The initial allegations, set out by the Irish Examiner, stated two Garda members had been just about to go into the O’Higgins Commission in 2015 three years ago and allege Sgt McCabe had told them some of his complaints were motivated by “malice”.
But, the Irish Examiner report by Michael Clifford claimed Sgt McCabe was able to produce a secret recording he had made of their meeting in 2008 and stop the plot against him in its tracks.
The two Garda members were not named in the Examiner’s report. But they were named – as Supt Noel Cunningham and Sgt Yvonne Martin – in an impassioned speech 12 days later in the Dáil by Mick Wallace TD.
“[Two] gardaí were planning to perjure themselves or provide false evidence to impugn Sgt McCabe’s motives until a recording was produced,” Mr Wallace said in the Dáil under privilege on May 25th, 2016.
He then shouted across the Dáil chamber at then minister for justice Frances FitzGerald: “What did [then commissioner Nóirín O’Sullivan] do about it at the time? I’ll tell you what she did about it, Minister, she did nothing about it, she did nothing.
“Maurice McCabe would be buried, buried by now, if he hadn’t of taped the conversation.”
It has since been found, by the Disclosures Tribunal, that no such plot to impugn McCabe existed. Indeed, Yvonne Martin never gave evidence to the O’Higgins Commission nor was she ever set to give evidence.
On the same day Mr Wallace spoke in the Dáil, Nóirín O’Sullivan referred the allegations to Gsoc, via Ms Fitzgerald.
Last March when the former commissioner appeared before the Disclosures Tribunal she said she knew at the time that the reports in the media in May 2016 about Supt Cunningham and Sgt Martin were untrue.
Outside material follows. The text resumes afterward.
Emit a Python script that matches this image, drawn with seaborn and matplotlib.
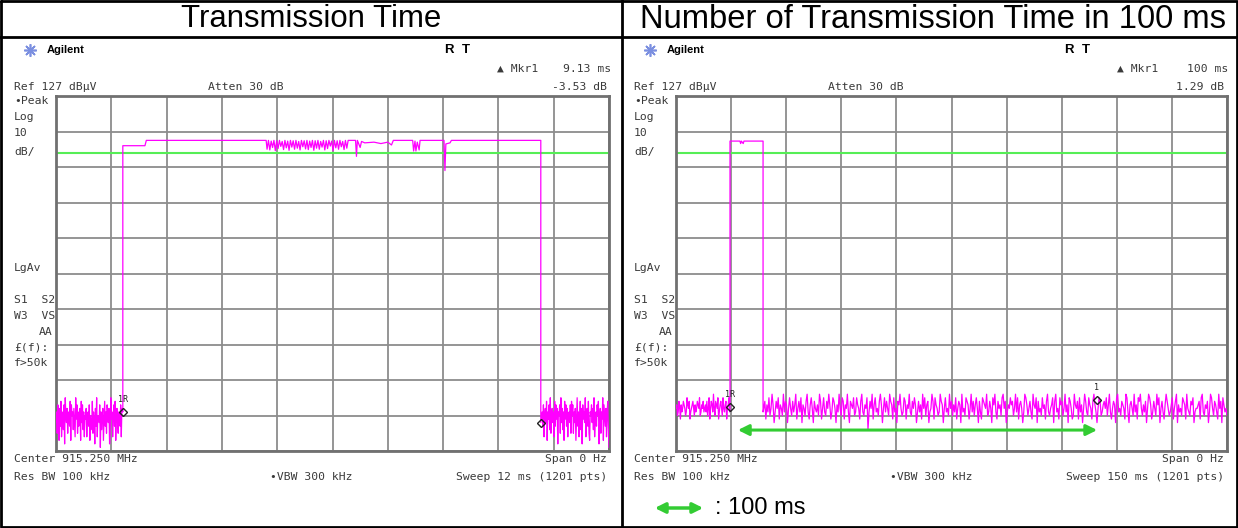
import numpy as np
import pandas as pd
import seaborn as sns
import matplotlib.pyplot as plt

# ---- data read off the two analyzer screens ----
# noise strings: each hex char = dBuV above 28
left_noise_a = ("7a4c92b6d38a5c1e97b4a86d2c9a5b73e8c4a69b2d7c5a39"
                "8b39a6c2975d4a81b6e3987c0a59b28d6a4c97b15e8a39c6d28b74a96c3b")
left_noise_b = ("a6c39b7d2a8c5e49b7a3d6c8b1a9c4e7b5a2d8c6b39a7c4d"
                "9c4a7b28e6a39d5b1c8a7e39b6d42a9c7b5e38a6c9d17b4a8e2c96b3ad50")
left_top_t = [1.45, 1.45, 1.93, 1.96, 4.56]
left_top_db = [38.0, 113.0, 113.0, 114.5, 114.5]
left_burst = [112.0, 114.5, 111.8, 114.3, 112.5, 114.5, 111.6, 114.4, 112.2, 114.5,
              112.8, 114.2, 111.9, 114.5, 112.4, 114.3, 111.7, 114.5, 112.6, 114.4,
              112.0, 114.5, 112.3, 114.2, 111.8, 114.5, 112.7, 114.4, 112.1, 114.5,
              111.9, 114.3, 112.5, 114.5, 111.7, 114.4, 112.3, 114.5, 112.0, 114.2,
              112.6, 114.5, 111.8, 114.4, 112.2, 114.5, 112.9, 114.3, 111.6, 114.5,
              112.4, 114.4, 112.0, 114.5, 112.7, 114.2, 111.9, 114.5, 112.3, 114.5]
left_tail_t = [6.36, 6.50, 6.52, 6.54, 6.60, 6.63, 6.70, 6.90, 7.05, 7.20, 7.28, 7.32,
               7.74, 7.76, 7.79, 7.81, 7.84, 7.88, 7.90, 8.42, 8.44, 8.46, 8.55, 8.58,
               10.52, 10.52]
left_tail_db = [114.5, 114.5, 110.0, 114.5, 112.5, 114.2, 113.8, 114.0, 113.6, 114.0, 113.2, 114.5,
                114.5, 111.5, 114.3, 111.5, 114.0, 111.8, 114.5, 114.5, 106.0, 113.5, 113.8, 114.5,
                114.5, 35.0]

right_noise_a = ("bc9adb8cabdcb9aecbd8abcdb9cabdcbe9acbdab"
                 "cad9be8bdcafb9dcbe8acdb9ebacd8bcea")
right_noise_b = ("bd8cae9bfc7adbe8cb9fadc7beb9da" "cf8bdae7cb9dfa8ceb7dbac9fd8bea"
                 "9dbfc8aedb7cafb9ed8cbfa7dcbe9a" "ecb8dfa9cbe5adbf8ceab9dfc7bead"
                 "b9fdc8eab7dcfb9aed8cbfa9dbec7a" "dac8fbe9cd7abfd8ecb9afdc7beab9"
                 "fbd9cae8bdc7fab9edc8bfad9ceb7d" "a8edcbf9adb7ecfa8dbc9efbd7acbe"
                 "cd9bfae8cdb7afec9bda8fcbe7dab9" "ebc8dfa9bce7dfab8ecd9bfac7edb8"
                 "9fcbd8eac7bfda9ecb8dfca7bed9ac" "dbe9cfa8bdc7efab9dcb8fea7cdb9f"
                 "ac8edfb9cad7bfec8adb9fce7bda8c" "fdb9ace8bdf7cab9edc8fba9dce7ab"
                 "bcd8efa9cbd7afeb9dca8fbd7ecab9")
right_top_t = [14.7, 14.7, 17.4, 17.6, 17.8, 18.3, 18.5, 23.7, 23.7]
right_top_db = [39.5, 114.3, 114.3, 113.6, 114.3, 113.6, 114.3, 114.3, 38.0]

display_line = 110.9
markers_left = [(1.45, 38.0, '1R'), (10.52, 35.0, '')]
markers_right = [(14.7, 39.5, '1R'), (114.6, 41.5, '1')]


def hexnoise(s):
    return [28 + int(c, 16) for c in s]


left_t = np.concatenate([np.linspace(0, 1.43, len(left_noise_a)), left_top_t,
                         np.linspace(4.58, 6.34, len(left_burst)), left_tail_t,
                         np.linspace(10.55, 12, len(left_noise_b))])
left_db = np.concatenate([hexnoise(left_noise_a), left_top_db, left_burst, left_tail_db,
                          hexnoise(left_noise_b)])
right_t = np.concatenate([np.linspace(0, 14.6, len(right_noise_a)), right_top_t,
                          np.linspace(23.9, 150, len(right_noise_b))])
right_db = np.concatenate([hexnoise(right_noise_a), right_top_db, hexnoise(right_noise_b)])

W, H = 1238, 528
sns.set_style("white")
fig = plt.figure(figsize=(W / 100, H / 100), dpi=100)
page = fig.add_axes([0, 0, 1, 1])
page.set_xlim(0, W)
page.set_ylim(H, 0)
page.axis('off')


def box(x0, y0, x1, y1):
    return [x0 / W, 1 - y1 / H, (x1 - x0) / W, (y1 - y0) / H]


# table frame
for xs, ys in [([1, 1237, 1237, 1, 1], [1, 1, 527, 527, 1]), ([0, W], [37, 37]), ([622, 622], [0, H])]:
    page.plot(xs, ys, color='black', lw=2, clip_on=False)

page.text(311, 19, 'Transmission Time', fontsize=22.4, family='Liberation Sans',
          color='black', ha='center', va='center')
page.text(933, 19, 'Number of Transmission Time in 100 ms', fontsize=23.6, family='Liberation Sans',
          color='black', ha='center', va='center')

mono = dict(family='DejaVu Sans Mono', fontsize=8.2, color='#3a3a3a', va='center')


def screen(ox, right, sweep, mkr_t, mkr_db):
    page.plot([ox + 30], [50], marker=(8, 2, 0), ms=9, color='#7b8fe0', mew=1.2)
    page.text(ox + 47, 50, 'Agilent', family='Liberation Sans', fontsize=8, weight='bold',
              color='black', va='center')
    page.text(ox + 444, 50, 'R', family='Liberation Sans', fontsize=9.5, weight='bold',
              color='black', va='center')
    page.text(ox + 462, 50, 'T', family='Liberation Sans', fontsize=9.5, weight='bold',
              color='black', va='center')
    page.text(ox + 497, 69, '\u25b2 Mkr1', **mono)
    page.text(right + 4, 69, mkr_t, ha='right', **mono)
    page.text(ox + 14, 87, 'Ref 127 dB\u00b5V', **mono)
    page.text(ox + 208, 87, 'Atten 30 dB', **mono)
    page.text(right, 87, mkr_db, ha='right', **mono)
    for y, s in [(101, '\u2022Peak'), (117, 'Log'), (133, '10'), (152, 'dB/'), (268, 'LgAv'),
                 (300, 'S1  S2'), (316, 'W3  VS'), (347, '\u00a3(f):'), (363, 'f>50k')]:
        page.text(ox + 14, y, s, **mono)
    page.text(ox + 53, 332, 'AA', ha='right', **mono)
    page.text(ox + 14, 459, 'Center 915.250 MHz', **mono)
    page.text(right, 459, 'Span 0 Hz', ha='right', **mono)
    page.text(ox + 14, 477, 'Res BW 100 kHz', **mono)
    page.text(ox + 270, 477, '\u2022VBW 300 kHz', **mono)
    page.text(right, 477, sweep, ha='right', **mono)


screen(0, 607, 'Sweep 12 ms (1201 pts)', '9.13 ms', '-3.53 dB')
screen(620, 1224, 'Sweep 150 ms (1201 pts)', '100 ms', '1.29 dB')


def trace_axes(rect, t, db, span, marks):
    ax = fig.add_axes(rect)
    df = pd.DataFrame({'t': t, 'db': db})
    sns.lineplot(data=df, x='t', y='db', ax=ax, color='#ff00ff', lw=0.9,
                 estimator=None, sort=False, zorder=3)
    ax.axhline(display_line, color='#55ee55', lw=1.5, zorder=2)
    for mt, mdb, lab in marks:
        ax.plot([mt], [mdb], marker='D', ms=4, mfc='none', mec='#222222', mew=1, zorder=4)
        if lab:
            ax.annotate(lab, (mt, mdb), xytext=(0, 9), textcoords='offset points',
                        ha='center', va='center', fontsize=6, family='DejaVu Sans Mono', color='#222222')
    ax.set_xlim(0, span)
    ax.set_ylim(27, 127)
    ax.set_xticks(np.linspace(0, span, 11))
    ax.set_yticks(np.arange(27, 128, 10))
    ax.grid(True, color='#8c8c8c', lw=1.3)
    ax.set_axisbelow(True)
    ax.tick_params(length=0, labelbottom=False, labelleft=False)
    ax.set_xlabel('')
    ax.set_ylabel('')
    for sp in ax.spines.values():
        sp.set_color('#707070')
        sp.set_linewidth(2)
    return ax


trace_axes(box(56, 96, 609, 451), left_t, left_db, 12, markers_left)
ax_r = trace_axes(box(676, 96, 1227, 451), right_t, right_db, 150, markers_right)
ax_r.annotate('', xy=(16.1, 32.9), xytext=(115.4, 32.9),
              arrowprops=dict(arrowstyle='<|-|>', color='#33cc33', lw=2.2, mutation_scale=16))

# legend for the arrow
page.annotate('', xy=(652, 508), xytext=(706, 508),
              arrowprops=dict(arrowstyle='<|-|>', color='#33cc33', lw=2.5, mutation_scale=15))
page.text(715, 508, ': 100 ms', fontsize=17, family='Liberation Sans', color='black', va='center')

fig.savefig('out.png', dpi=100)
But it remained that “erroneous facts and distorted truths” had entered the public domain. While untrue, they were so serious she felt compelled to send them to Gsoc. It is that Gsoc inquiry which has now been discontinued.
Mr Justice Peter Charleton pressed her on this; quizzing her about why she sent allegations to Gsoc – published by the Irish Examiner and RTÉ and then taken up by other outlets – that clearly were not true.
“That is something that I won’t understand until my dying day,” he told her.
If she, Ms O’Sullivan, had issued a statement saying Sgt Martin was never even due to be a witness at the commission, people may have accepted the reports in the media were without foundation.
However, Ms O’Sullivan said the situation after such serious allegations were published was so fraught she felt she could not speak up.
“Nobody was going to accept my word,” she said. It was only fair to Supt Cunningham and Sgt Martin to refer the matter to Gsoc as it was the appropriate avenue “to have their names cleared, so to speak”.
RTÉ has already apologised to Mr Cunningham and made a settlement. Other libel proceedings arising from the episode are also under way against The Irish Examiner, Sunday Business Post, TV3 and Sunday Times.